Secretary Julie Moore told the Senate Natural Resources & Energy Committee on April 17 that the state already collects many of the datasets H.125 would require and that a separate, planned tool should meet much of the bill’s intent.
"I understand that the overall goal of H.125 is really to be able to have data informed policy discussions," Moore said. "Most of this information or the information requested by the bill is already collected and provided. It's just...a challenge to me in this moment where I feel my team is stretched unbelievably thin to see that it's value added to repackage that information into another report."
Moore said the agency supports giving legislators consistent, multi‑year data but recommended aligning the bill with work already underway. Jane Lisertak of the Climate Action Office told senators that the agency’s contractor is drafting a "measuring and assessing progress" (MAP) report and infrastructure recommendations, with Phase 1 due May 15.
"We have a contractor on board at this point to help us with implementing the measuring and assessing progress tool," Lisertak said. She offered to share the draft report and the tables of datasets now being considered so the committee can compare them to the metrics requested in H.125.
Moore and Lisertak described two distinct uses for data: tracking historical trends and identifying leading indicators. Moore said the MAP tool is intended to provide both, and she singled out requests in H.125 that ask the agency to recommend additional data that would serve as leading indicators of emerging energy or climate challenges.
On specific metrics, Moore and senators discussed normalizing energy measurements — for example, energy consumption per unit of economic output or per capita — so population growth or weather variability does not mask long‑term trends.

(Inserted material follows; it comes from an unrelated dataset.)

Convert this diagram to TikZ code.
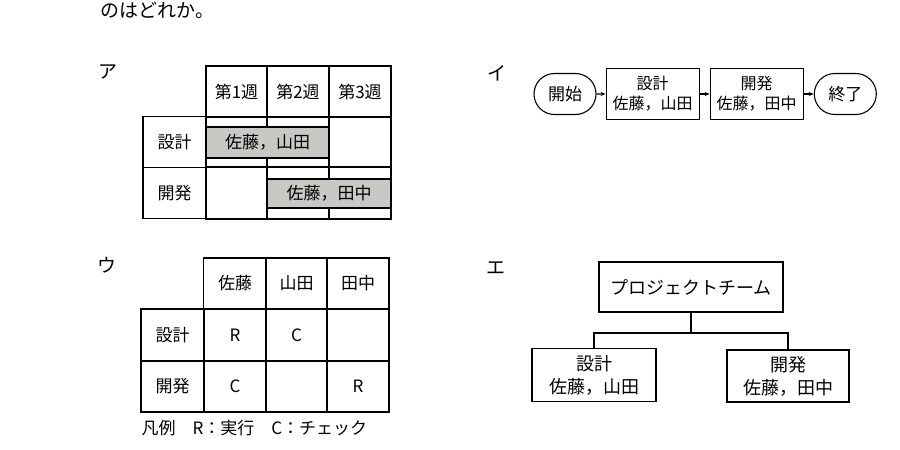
\documentclass[tikz,border=0pt]{standalone}
\usepackage{fontspec}
\setmainfont{Noto Sans CJK JP}
\usetikzlibrary{arrows.meta, positioning, shapes.misc}
\definecolor{bargray}{RGB}{200,200,196}

\begin{document}
\begin{tikzpicture}[x=1pt, y=-1pt, line width=1.1pt, >={Stealth[length=5pt,width=4pt]},
  every node/.style={font=\fontsize{17}{20}\selectfont, inner sep=0pt},
  cell/.style={draw, minimum width=#1, minimum height=51pt},
  bar/.style={draw, fill=bargray, minimum width=#1, minimum height=30pt},
  choice/.style={font=\fontsize{19}{20}\selectfont},
  terminal/.style={draw, rounded rectangle, minimum width=62pt, minimum height=41pt},
  task/.style={draw, align=center, minimum width=93pt, minimum height=51pt,
    font=\fontsize{16}{20}\selectfont},
  unit/.style={draw, align=center, minimum width=123pt, minimum height=52pt,
    font=\fontsize{18}{23}\selectfont}]
\useasboundingbox (0,0) rectangle (900,450);

\node (question) [anchor=base west, font=\fontsize{19}{22}\selectfont] at (100,17) {のはどれか。};

\begin{scope}
  \node (labelA) [choice] at (108,72) {ア};
  \node (wk1) [cell=61pt] at (236.5,91.5) {第1週};
  \node (wk2) [cell=62pt] at (298,91.5) {第2週};
  \node (wk3) [cell=62pt] at (360,91.5) {第3週};
  \node (designA) [cell=63pt] at (174.5,142) {設計};
  \node (devA) [cell=63pt] at (174.5,193) {開発};

  \draw (206,117) rectangle (329,167);
  \draw (267,117) -- (267,127) (267,158) -- (267,167);
  \node (designBar) [bar=123pt, minimum height=31pt] at (267.5,142.5) {佐藤，山田};
  \node (emptyA1) [cell=62pt, minimum height=50pt] at (360,142) {};

  \node (emptyA2) [cell=61pt, minimum height=52pt] at (236.5,193) {};
  \draw (267,167) rectangle (391,219);
  \draw (329,167) -- (329,179) (329,208) -- (329,219);
  \node (devBar) [bar=124pt, minimum height=29pt] at (329,193.5) {佐藤，田中};
\end{scope}

\begin{scope}
  \node (labelB) [choice] at (497,73) {イ};
  \node (start) [terminal] at (565,94) {開始};
  \node (designB) [task, right=9pt of start] {設計\\佐藤，山田};
  \node (devB) [task, right=10pt of designB] {開発\\佐藤，田中};
  \node (finish) [terminal, right=10pt of devB] {終了};

  \draw[->] (start) -- (designB);
  \draw[->] (designB) -- (devB);
  \draw[->] (devB) -- (finish);
\end{scope}

\begin{scope}
  \node (labelC) [choice] at (107,265) {ウ};
  \node (sato) [cell=63pt] at (235,283.5) {佐藤};
  \node (yamada) [cell=61pt] at (296.5,283.5) {山田};
  \node (tanaka) [cell=62pt] at (358,283.5) {田中};
  \node (designC) [cell=63pt, minimum height=52pt] at (172.5,335) {設計};
  \node (devC) [cell=63pt] at (172.5,386.5) {開発};

  \node (c11) [cell=63pt, minimum height=52pt] at (235,335) {R};
  \node (c12) [cell=61pt, minimum height=52pt] at (296.5,335) {C};
  \node (c13) [cell=62pt, minimum height=52pt] at (358,335) {};
  \node (c21) [cell=63pt] at (235,386.5) {C};
  \node (c22) [cell=61pt] at (296.5,386.5) {};
  \node (c23) [cell=62pt] at (358,386.5) {R};

  \node (legend) [anchor=west] at (141,428) {凡例　R：実行　C：チェック};
\end{scope}

\begin{scope}
  \node (labelD) [choice] at (496,268) {エ};
  \node (team) [draw, minimum width=184pt, minimum height=50pt,
    font=\fontsize{18}{22}\selectfont] at (691,287) {プロジェクトチーム};
  \node (designD) [unit, minimum width=124pt, minimum height=53pt] at (594,375) {設計\\佐藤，山田};
  \node (devD) [unit, minimum width=122pt] at (788,376) {開発\\佐藤，田中};
  \coordinate (fork) at (691,333);

  \draw (team.south) -- (fork) -| (designD.north);
  \draw (fork) -| (devD.north);
\end{scope}
\end{tikzpicture}
\end{document}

Moore said some work already exists from the Energy Action Network showing declines in residential heating energy when normalized by heating degree days.
Moore and Lisertak urged the committee to review the MAP draft before finalizing H.125 to avoid duplicative reporting. They also noted staffing constraints: Moore said the responsible teams are "stretched unbelievably thin" and flagged the value of aligning statutory reporting requirements with the MAP tool’s datasets and displays.

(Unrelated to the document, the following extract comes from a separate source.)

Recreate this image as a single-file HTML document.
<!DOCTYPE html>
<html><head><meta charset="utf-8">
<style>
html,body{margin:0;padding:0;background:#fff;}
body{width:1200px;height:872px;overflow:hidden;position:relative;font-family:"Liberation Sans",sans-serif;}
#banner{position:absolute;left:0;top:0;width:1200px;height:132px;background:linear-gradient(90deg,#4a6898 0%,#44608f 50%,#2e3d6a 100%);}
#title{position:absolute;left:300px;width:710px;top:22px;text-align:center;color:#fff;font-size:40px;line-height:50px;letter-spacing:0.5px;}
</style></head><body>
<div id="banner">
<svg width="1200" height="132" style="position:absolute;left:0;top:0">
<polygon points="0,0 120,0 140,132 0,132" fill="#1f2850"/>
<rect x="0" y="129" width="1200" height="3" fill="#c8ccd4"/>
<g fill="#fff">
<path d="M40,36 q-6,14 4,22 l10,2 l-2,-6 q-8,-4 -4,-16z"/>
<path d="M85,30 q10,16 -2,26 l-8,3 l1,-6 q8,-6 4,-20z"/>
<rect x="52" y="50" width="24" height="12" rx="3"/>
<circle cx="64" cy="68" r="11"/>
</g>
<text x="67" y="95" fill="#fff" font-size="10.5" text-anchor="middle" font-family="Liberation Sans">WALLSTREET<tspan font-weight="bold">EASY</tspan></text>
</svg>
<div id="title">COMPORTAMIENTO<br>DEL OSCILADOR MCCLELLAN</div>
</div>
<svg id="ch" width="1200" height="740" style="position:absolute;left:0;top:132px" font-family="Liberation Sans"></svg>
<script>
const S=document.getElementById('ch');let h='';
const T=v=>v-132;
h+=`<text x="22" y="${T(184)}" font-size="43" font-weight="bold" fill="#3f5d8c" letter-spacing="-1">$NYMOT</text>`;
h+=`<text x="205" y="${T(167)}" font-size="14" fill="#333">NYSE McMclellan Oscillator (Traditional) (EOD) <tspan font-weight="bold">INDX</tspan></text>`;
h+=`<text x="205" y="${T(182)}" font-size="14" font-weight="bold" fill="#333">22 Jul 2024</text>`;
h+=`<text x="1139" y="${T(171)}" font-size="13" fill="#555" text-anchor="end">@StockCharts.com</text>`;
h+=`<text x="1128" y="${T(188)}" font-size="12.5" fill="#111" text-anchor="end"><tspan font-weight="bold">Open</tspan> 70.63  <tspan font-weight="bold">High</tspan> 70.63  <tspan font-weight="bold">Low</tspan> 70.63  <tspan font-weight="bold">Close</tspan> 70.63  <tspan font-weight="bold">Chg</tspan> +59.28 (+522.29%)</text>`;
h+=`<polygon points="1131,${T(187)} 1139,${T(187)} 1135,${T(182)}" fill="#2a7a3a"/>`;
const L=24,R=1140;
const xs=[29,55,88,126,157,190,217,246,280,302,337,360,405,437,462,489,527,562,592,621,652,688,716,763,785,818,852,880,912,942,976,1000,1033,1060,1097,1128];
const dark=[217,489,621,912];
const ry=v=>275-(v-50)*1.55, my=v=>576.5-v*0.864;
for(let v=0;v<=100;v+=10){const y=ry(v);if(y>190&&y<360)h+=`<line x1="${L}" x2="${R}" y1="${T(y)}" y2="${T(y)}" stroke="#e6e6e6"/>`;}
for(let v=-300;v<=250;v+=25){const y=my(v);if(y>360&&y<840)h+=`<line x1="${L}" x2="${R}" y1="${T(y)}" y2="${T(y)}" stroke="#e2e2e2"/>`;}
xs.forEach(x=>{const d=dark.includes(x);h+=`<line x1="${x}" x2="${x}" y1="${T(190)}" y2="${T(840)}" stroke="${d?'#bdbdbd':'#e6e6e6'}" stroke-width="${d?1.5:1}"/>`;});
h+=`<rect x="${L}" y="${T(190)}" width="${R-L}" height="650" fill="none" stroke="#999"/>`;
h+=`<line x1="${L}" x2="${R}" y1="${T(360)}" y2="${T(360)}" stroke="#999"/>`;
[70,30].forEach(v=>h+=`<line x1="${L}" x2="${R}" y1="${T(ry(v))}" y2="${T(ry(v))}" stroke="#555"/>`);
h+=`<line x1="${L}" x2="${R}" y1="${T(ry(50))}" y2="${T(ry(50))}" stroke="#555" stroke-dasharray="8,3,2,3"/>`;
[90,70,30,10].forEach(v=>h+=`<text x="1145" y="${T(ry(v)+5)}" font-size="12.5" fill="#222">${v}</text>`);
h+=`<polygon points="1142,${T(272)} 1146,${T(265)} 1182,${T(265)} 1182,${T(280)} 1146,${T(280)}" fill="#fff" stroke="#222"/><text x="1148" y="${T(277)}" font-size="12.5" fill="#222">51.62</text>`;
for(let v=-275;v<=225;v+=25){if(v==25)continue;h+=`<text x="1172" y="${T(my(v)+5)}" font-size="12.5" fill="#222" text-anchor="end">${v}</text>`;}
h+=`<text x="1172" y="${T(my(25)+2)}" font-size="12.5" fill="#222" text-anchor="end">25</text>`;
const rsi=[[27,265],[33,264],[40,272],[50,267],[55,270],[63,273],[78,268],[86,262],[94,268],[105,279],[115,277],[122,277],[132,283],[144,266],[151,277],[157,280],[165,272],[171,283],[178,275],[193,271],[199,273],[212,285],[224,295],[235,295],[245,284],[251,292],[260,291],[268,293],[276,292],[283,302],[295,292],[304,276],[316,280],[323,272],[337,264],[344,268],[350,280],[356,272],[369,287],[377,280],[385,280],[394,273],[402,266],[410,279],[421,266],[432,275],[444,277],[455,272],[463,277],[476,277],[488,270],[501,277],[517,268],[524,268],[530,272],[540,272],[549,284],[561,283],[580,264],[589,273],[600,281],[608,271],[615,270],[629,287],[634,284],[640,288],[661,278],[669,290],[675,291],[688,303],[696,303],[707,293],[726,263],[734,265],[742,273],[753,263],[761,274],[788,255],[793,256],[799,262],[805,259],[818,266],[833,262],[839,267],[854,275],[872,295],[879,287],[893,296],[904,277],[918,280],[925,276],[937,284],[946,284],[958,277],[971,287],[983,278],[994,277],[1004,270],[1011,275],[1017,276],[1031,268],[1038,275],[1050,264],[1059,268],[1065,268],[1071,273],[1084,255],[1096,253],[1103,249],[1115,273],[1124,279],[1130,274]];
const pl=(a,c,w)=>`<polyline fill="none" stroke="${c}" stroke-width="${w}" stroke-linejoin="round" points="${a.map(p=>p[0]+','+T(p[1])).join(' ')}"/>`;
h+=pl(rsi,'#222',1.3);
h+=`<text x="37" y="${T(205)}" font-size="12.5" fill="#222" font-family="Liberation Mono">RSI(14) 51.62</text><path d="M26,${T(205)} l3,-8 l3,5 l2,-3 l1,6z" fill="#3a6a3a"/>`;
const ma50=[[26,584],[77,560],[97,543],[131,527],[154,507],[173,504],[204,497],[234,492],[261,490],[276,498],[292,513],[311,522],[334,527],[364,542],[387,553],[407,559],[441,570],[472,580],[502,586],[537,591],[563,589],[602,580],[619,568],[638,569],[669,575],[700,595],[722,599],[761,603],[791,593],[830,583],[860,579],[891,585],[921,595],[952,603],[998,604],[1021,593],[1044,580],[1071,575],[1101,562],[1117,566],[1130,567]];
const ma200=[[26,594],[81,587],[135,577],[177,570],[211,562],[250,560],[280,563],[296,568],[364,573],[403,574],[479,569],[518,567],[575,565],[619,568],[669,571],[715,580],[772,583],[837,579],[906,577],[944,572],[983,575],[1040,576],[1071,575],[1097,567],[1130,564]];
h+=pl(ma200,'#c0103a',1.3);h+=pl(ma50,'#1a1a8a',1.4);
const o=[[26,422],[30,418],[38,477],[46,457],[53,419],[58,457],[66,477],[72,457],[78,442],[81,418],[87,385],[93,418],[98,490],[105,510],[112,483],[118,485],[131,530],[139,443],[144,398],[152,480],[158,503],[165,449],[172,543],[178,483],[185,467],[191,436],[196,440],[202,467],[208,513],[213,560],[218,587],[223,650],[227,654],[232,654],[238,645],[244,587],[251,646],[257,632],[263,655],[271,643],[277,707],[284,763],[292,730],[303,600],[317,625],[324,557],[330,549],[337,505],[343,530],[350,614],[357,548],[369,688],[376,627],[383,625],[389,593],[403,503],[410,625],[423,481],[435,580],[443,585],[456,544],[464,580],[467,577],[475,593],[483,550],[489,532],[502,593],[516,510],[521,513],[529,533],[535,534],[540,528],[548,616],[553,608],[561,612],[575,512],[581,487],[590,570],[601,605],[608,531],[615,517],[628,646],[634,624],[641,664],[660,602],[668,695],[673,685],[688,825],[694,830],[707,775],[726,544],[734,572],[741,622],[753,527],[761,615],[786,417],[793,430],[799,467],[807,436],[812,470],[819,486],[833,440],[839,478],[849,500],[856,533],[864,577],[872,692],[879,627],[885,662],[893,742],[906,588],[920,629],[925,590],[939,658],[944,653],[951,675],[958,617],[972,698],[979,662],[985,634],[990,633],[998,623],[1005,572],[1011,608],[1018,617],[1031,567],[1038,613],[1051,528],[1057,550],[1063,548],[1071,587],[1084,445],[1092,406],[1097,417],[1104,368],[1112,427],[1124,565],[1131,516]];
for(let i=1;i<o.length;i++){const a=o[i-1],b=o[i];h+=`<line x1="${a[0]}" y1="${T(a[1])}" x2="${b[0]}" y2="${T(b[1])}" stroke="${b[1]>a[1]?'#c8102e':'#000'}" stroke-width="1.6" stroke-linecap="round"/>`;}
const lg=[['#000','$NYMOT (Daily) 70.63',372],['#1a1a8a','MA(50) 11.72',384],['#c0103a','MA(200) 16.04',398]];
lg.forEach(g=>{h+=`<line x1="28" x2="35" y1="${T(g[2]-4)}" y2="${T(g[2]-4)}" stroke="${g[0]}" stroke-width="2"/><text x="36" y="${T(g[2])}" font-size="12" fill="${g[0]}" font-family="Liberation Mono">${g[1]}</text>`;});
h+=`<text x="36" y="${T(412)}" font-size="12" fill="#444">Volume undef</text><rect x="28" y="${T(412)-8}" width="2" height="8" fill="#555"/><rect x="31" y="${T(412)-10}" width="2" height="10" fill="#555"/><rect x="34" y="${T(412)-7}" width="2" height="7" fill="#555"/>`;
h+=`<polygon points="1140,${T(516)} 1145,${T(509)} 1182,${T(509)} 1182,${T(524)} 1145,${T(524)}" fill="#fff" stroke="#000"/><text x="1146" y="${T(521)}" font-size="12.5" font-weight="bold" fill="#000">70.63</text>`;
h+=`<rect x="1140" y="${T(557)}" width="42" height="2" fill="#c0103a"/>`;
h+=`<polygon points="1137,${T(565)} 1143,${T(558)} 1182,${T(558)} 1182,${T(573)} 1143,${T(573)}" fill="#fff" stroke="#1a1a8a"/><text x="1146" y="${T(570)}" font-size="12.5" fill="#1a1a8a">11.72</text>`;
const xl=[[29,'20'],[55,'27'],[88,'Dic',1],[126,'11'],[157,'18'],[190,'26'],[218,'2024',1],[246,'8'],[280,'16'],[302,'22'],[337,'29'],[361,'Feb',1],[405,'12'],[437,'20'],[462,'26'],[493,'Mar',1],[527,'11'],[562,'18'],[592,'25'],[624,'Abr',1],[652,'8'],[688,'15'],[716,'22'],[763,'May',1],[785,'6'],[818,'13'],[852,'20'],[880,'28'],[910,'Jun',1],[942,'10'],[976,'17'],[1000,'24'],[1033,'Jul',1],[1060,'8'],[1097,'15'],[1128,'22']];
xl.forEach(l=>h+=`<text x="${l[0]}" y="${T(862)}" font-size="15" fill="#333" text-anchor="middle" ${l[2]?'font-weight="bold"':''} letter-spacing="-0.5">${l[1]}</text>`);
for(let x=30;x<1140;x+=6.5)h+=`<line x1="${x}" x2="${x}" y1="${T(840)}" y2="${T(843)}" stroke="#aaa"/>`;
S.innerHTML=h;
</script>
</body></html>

The committee did not take a vote on H.125 during the hearing. Senators asked the agencies to provide the MAP draft and the tables of datasets for comparison with H.125’s requirements, and officials said they would do so.
Looking ahead, Lisertak said Phase 1 of the MAP tool will identify logic models, metrics for mitigation and resilience, and an infrastructure recommendation that could inform whether H.125 should require additional or new reporting.
Moore emphasized the policy purpose: accurate, comparable multi‑year data to inform the General Assembly’s climate and energy decisions rather than single‑year snapshots.